22.1.07

Dal Cermis a Vicenza

Marco D'Acri
Le proteste per l'allargamento della base NATO di Vicenza sono state bollate dai più come espressione di un antiamericanismo di cui la sinistra viene addidata come portatrice. Ma visto che degli slogan non mi fido poi così tanto ho deciso che antiamericanismo non è una critica nei contenuti e quindi è una spiegazione che non mi soddisfa. Apriamo quindi il nostro sguardo in un'ottica temporale più larga e leggiamo la nostra storia recente. Ritorno ad una data terribile per l'Italia, il 3 febbraio 1998. Quel giorno, alle ore 14.13, un aereo militare statunitense partito dalla base militare di Aviano, tranciò il cavo della funivia del Cermis, in Val di Fiemme. Il bilancio fu di 20 morti. In virtù di una Convenzione Nato il foro competente a giudicare l'omicidio colposo fu il tribunale militare statunitense. La Corte accertò che l'aereo volava ad un'altitudine inferiore al consentito e che i militari sotto accusa avevano distrutto il videotape che registrava l'esercitazione per eliminare ogni prova. La giuria assolse Ashby per la prima accusa, perchè ritenne possibile, sebbene non provato, il malfunzionamento dell'altimetro ma lo condannò per la seconda. Il capitano venne degradato, rimosso dal servizio e condannato a sei mesi di detenzione. Inutile dire che il pilota non fu processato in Italia e la sentenza provocò l'indignazione dell'opinione pubblica italiana.

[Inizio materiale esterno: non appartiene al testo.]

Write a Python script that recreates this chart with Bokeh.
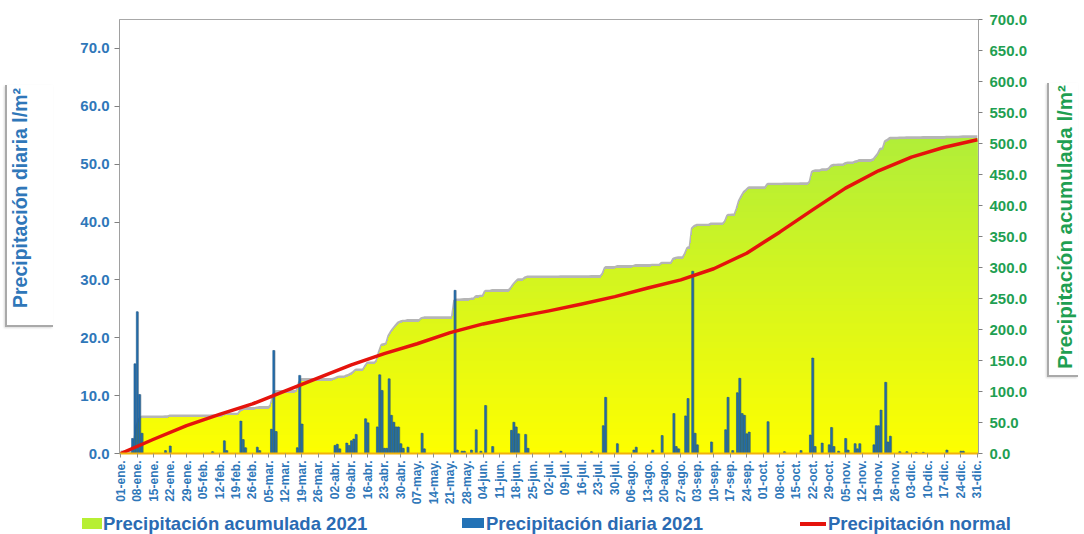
import math
import numpy as np
from bokeh.plotting import figure
from bokeh.layouts import column, row
from bokeh.models import (Range1d, LinearAxis, FixedTicker, PrintfTickFormatter, Div)
from bokeh.embed import file_html
from bokeh.resources import INLINE

# ---------------- data ----------------
tick_labels = ["01-ene.", "08-ene.", "15-ene.", "22-ene.", "29-ene.", "05-feb.", "12-feb.",
               "19-feb.", "26-feb.", "05-mar.", "12-mar.", "19-mar.", "26-mar.", "02-abr.",
               "09-abr.", "16-abr.", "23-abr.", "30-abr.", "07-may.", "14-may.", "21-may.",
               "28-may.", "04-jun.", "11-jun.", "18-jun.", "25-jun.", "02-jul.", "09-jul.",
               "16-jul.", "23-jul.", "30-jul.", "06-ago.", "13-ago.", "20-ago.", "27-ago.",
               "03-sep.", "10-sep.", "17-sep.", "24-sep.", "01-oct.", "08-oct.", "15-oct.",
               "22-oct.", "29-oct.", "05-nov.", "12-nov.", "19-nov.", "26-nov.", "03-dic.",
               "10-dic.", "17-dic.", "24-dic.", "31-dic."]

# day of year (0 = 01-ene) and daily precipitation 2021 (l/m2)
rain_day = [5, 6, 7, 8, 9, 19, 21,
            39, 44, 45, 51, 52, 53, 58, 59,
            64, 65, 66, 75, 76, 77,
            91, 92, 93, 96, 97, 98, 99, 100, 104, 105, 109, 110, 111, 112, 113, 114, 115,
            116, 117, 118, 119, 120, 122,
            128, 129, 142, 143, 145, 146, 149,
            151, 153, 155, 158, 166, 167, 168, 169, 172, 173,
            187, 200, 205, 206, 211,
            218, 219, 226, 230, 235, 236, 237, 240, 241, 243, 244, 245,
            251, 257, 258, 260, 262, 263, 264, 265, 266, 267,
            275, 282, 289, 293, 294, 295, 298, 301, 302, 303, 305,
            308, 309, 312, 313, 314, 320, 321, 322, 323, 325, 326, 327,
            331, 334, 338, 341, 351, 357, 358]
rain_mm = [2.6, 15.5, 24.5, 10.2, 3.5, 0.5, 1.3,
           0.3, 2.2, 0.5, 5.6, 2.4, 1.0, 1.1, 0.5,
           4.2, 17.8, 3.8, 1.0, 13.5, 5.1,
           1.4, 1.6, 0.8, 1.8, 1.4, 2.2, 2.5, 3.3, 6.0, 5.3, 4.6, 13.6, 10.9, 0.9, 0.9, 12.9, 6.6,
           5.4, 4.6, 4.6, 1.7, 0.9, 1.1,
           3.5, 0.8, 28.2, 0.6, 0.4, 0.4, 0.6,
           4.1, 0.4, 8.3, 1.2, 4.0, 5.4, 4.6, 3.4, 3.3, 0.9,
           0.4, 0.3, 4.8, 9.7, 1.7,
           0.6, 1.1, 0.6, 3.1, 6.9, 1.2, 0.8, 6.5, 9.5, 31.5, 3.5, 1.5,
           2.0, 4.1, 9.7, 0.5, 10.5, 13.0, 6.9, 6.6, 3.4, 3.7,
           5.5, 0.3, 0.5, 3.2, 16.5, 1.2, 1.8, 1.5, 4.5, 1.2, 0.4,
           2.6, 0.6, 1.7, 0.8, 1.7, 1.5, 4.8, 4.8, 7.5, 12.3, 2.0, 3.0,
           0.3, 0.3, 0.2, 0.2, 0.6, 0.4, 0.4]

# normal accumulated precipitation (l/m2)
normal_day = [0, 14, 28, 42, 56, 70, 84, 98, 112, 126, 140, 154, 168, 182, 196,
              210, 224, 238, 252, 266, 280, 294, 308, 322, 336, 350, 364]
normal_mm = [0, 23, 45, 63, 80, 101, 122, 143, 161, 177, 195, 209, 220, 230, 241,
             253, 267, 280, 298, 323, 357, 393, 428, 456, 478, 494, 506]

left_title = "Precipitación diaria l/m²"
right_title = "Precipitación acumulada l/m²"
legend_labels = ["Precipitación acumulada 2021", "Precipitación diaria 2021",
                 "Precipitación normal"]

# ---------------- derived ----------------
N_DAYS = 365
days = np.arange(N_DAYS)
daily = np.zeros(N_DAYS)
daily[rain_day] = rain_mm
accum = np.cumsum(daily)

FONT = "Liberation Sans"
BLUE_TXT = "#2f77b9"
GREEN_TXT = "#1f9f52"
LEG_TXT = "#2a6bb3"
AREA_TOP = np.array([176, 238, 58])
AREA_BOT = np.array([255, 255, 0])
BAR_FILL = "#2372b6"
BAR_LINE = "#175384"
RED = "#e5130c"


def band_color(b):
    t = min(b / 520.0, 1.0)
    c = (AREA_BOT + (AREA_TOP - AREA_BOT) * t).astype(int)
    return "#%02x%02x%02x" % tuple(c)


MAIN_H = 507
p = figure(width=970, height=MAIN_H, output_backend="svg", toolbar_location=None,
           x_range=Range1d(-0.5, 364.5), y_range=Range1d(0, 75),
           min_border_left=59, min_border_right=52, min_border_top=19, min_border_bottom=54,
           background_fill_color="white", border_fill_color="white",
           outline_line_color="#a8a8a8", outline_line_width=1)
p.extra_y_ranges = {"acc": Range1d(0, 700)}
p.xgrid.visible = False
p.ygrid.visible = False

# gray shadow on top of accumulated area
p.line(days, accum + 2.0, line_color="#a3a3a3", line_width=3.5, line_alpha=0.8,
       y_range_name="acc")

# accumulated area with vertical gradient (bands drawn top-down)
for b in np.arange(540, 0, -10):
    p.varea(x=days, y1=0, y2=np.minimum(accum, b), fill_color=band_color(b),
            y_range_name="acc")

# daily bars
p.vbar(x=np.array(rain_day) + 0.45, top=rain_mm, width=0.7, fill_color="#33536a",
       fill_alpha=0.45, line_alpha=0)
p.vbar(x=rain_day, top=rain_mm, width=0.7, fill_color=BAR_FILL,
       line_color=BAR_LINE, line_width=0.6)

# normal line
p.line(normal_day, normal_mm, line_color=RED, line_width=3.5,
       line_join="round", y_range_name="acc")

# ---------------- axes ----------------
ly = p.yaxis[0]
ly.ticker = FixedTicker(ticks=list(range(0, 71, 10)))
ly.formatter = PrintfTickFormatter(format="%.1f")
ly.major_label_text_color = BLUE_TXT
ly.major_label_text_font = FONT
ly.major_label_text_font_style = "bold"
ly.major_label_text_font_size = "15px"
ly.axis_line_color = "#a0a0a0"
ly.major_tick_line_color = "#808080"
ly.major_tick_out = 5
ly.major_tick_in = 0
ly.minor_tick_line_color = None
ly.major_label_standoff = 5

ry = LinearAxis(y_range_name="acc")
ry.ticker = FixedTicker(ticks=list(range(0, 701, 50)))
ry.formatter = PrintfTickFormatter(format="%.1f")
ry.major_label_text_color = GREEN_TXT
ry.major_label_text_font = FONT
ry.major_label_text_font_style = "bold"
ry.major_label_text_font_size = "15px"
ry.axis_line_color = "#a0a0a0"
ry.major_tick_line_color = "#808080"
ry.major_tick_out = 4
ry.major_tick_in = 0
ry.minor_tick_line_color = None
ry.major_label_standoff = 7
p.add_layout(ry, "right")

xa = p.xaxis[0]
tick_pos = list(range(0, 365, 7))
xa.ticker = FixedTicker(ticks=tick_pos)
xa.major_label_overrides = {d: lab for d, lab in zip(tick_pos, tick_labels)}
xa.major_label_orientation = math.pi / 2
xa.major_label_text_color = BLUE_TXT
xa.major_label_text_font = FONT
xa.major_label_text_font_style = "bold"
xa.major_label_text_font_size = "12px"
xa.axis_line_color = "#f2b20a"
xa.axis_line_width = 2
xa.major_tick_line_color = "#909090"
xa.major_tick_out = 4
xa.major_tick_in = 0
xa.minor_tick_line_color = None
xa.major_label_standoff = 3


# ---------------- axis titles (rotated HTML text) ----------------
def title_div(width, text, color, size, cx, cy, box):
    bl, bt, bw, bh = box
    html = (
        f'<div style="position:relative;width:{width}px;height:{MAIN_H}px;">'
        f'<div style="position:absolute;left:{bl}px;top:{bt}px;width:{bw}px;height:{bh}px;'
        f'border-left:2px solid #a9a9a9;border-bottom:2px solid #a9a9a9;'
        f'box-shadow:-1px 1px 2px rgba(0,0,0,0.15);"></div>'
        f'<div style="position:absolute;left:{cx}px;top:{cy}px;'
        f'transform:translate(-50%,-50%) rotate(-90deg);white-space:nowrap;'
        f'font-family:\'{FONT}\';font-weight:bold;font-size:{size}px;line-height:1;'
        f'color:{color};">{text}</div></div>'
    )
    return Div(text=html, width=width, height=MAIN_H, margin=0)


left_div = title_div(60, left_title, BLUE_TXT, 19.5, 21, 198, (5, 85, 48, 242))
right_div = title_div(50, right_title, GREEN_TXT, 20.5, 35, 227, (17, 83, 31, 294))

# ---------------- legend strip (HTML) ----------------
LEG_H = 27
leg_html = (
    f'<div style="position:relative;width:1080px;height:{LEG_H}px;'
    f'font-family:\'{FONT}\';font-weight:bold;font-size:18.5px;color:{LEG_TXT};">'
    f'<div style="position:absolute;left:82px;top:11px;width:20px;height:11px;'
    f'background:{band_color(470)};"></div>'
    f'<div style="position:absolute;left:103px;top:7px;line-height:20px;white-space:nowrap;">'
    f'{legend_labels[0]}</div>'
    f'<div style="position:absolute;left:462px;top:11px;width:22px;height:10px;'
    f'background:{BAR_FILL};"></div>'
    f'<div style="position:absolute;left:486px;top:7px;line-height:20px;white-space:nowrap;">'
    f'{legend_labels[1]}</div>'
    f'<div style="position:absolute;left:800px;top:15px;width:26px;height:3.5px;'
    f'background:{RED};"></div>'
    f'<div style="position:absolute;left:828px;top:7px;line-height:20px;white-space:nowrap;">'
    f'{legend_labels[2]}</div>'
    f'</div>'
)
leg_div = Div(text=leg_html, width=1080, height=LEG_H, margin=0)

layout = column(row(left_div, p, right_div, spacing=0), leg_div, spacing=0)
open("out.html", "w").write(file_html(layout, INLINE))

Parlare del rapporto Italia-USA vuol dire anche parlare di quel caso e della sua ferita ancora aperta. Vuol dire parlare di convenzioni che riguardavano la guerra fredda e che dovremmo essere in grado di superare. Allarghiamo pure la base di Vicenza, ma non bolliamo le proteste come antiamericanismo senza capirne le cause. Ridiscutiamo le regole che disciplinano le basi USA in Italia e il soggiorno dei soldati americani, apriamo un serio confronto sul significato delle basi USA-NATO in Europa e sulle loro funzioni, facciamo in modo che il governo USA, rispettando il voto italiano, riceva il nostro Presidente del Consiglio al più presto, anche se non si chiama più Silvio. Sarebbe un bel segnale e ci aiuterebbe ad uscire dalla retorica classica del l'anti e del filo.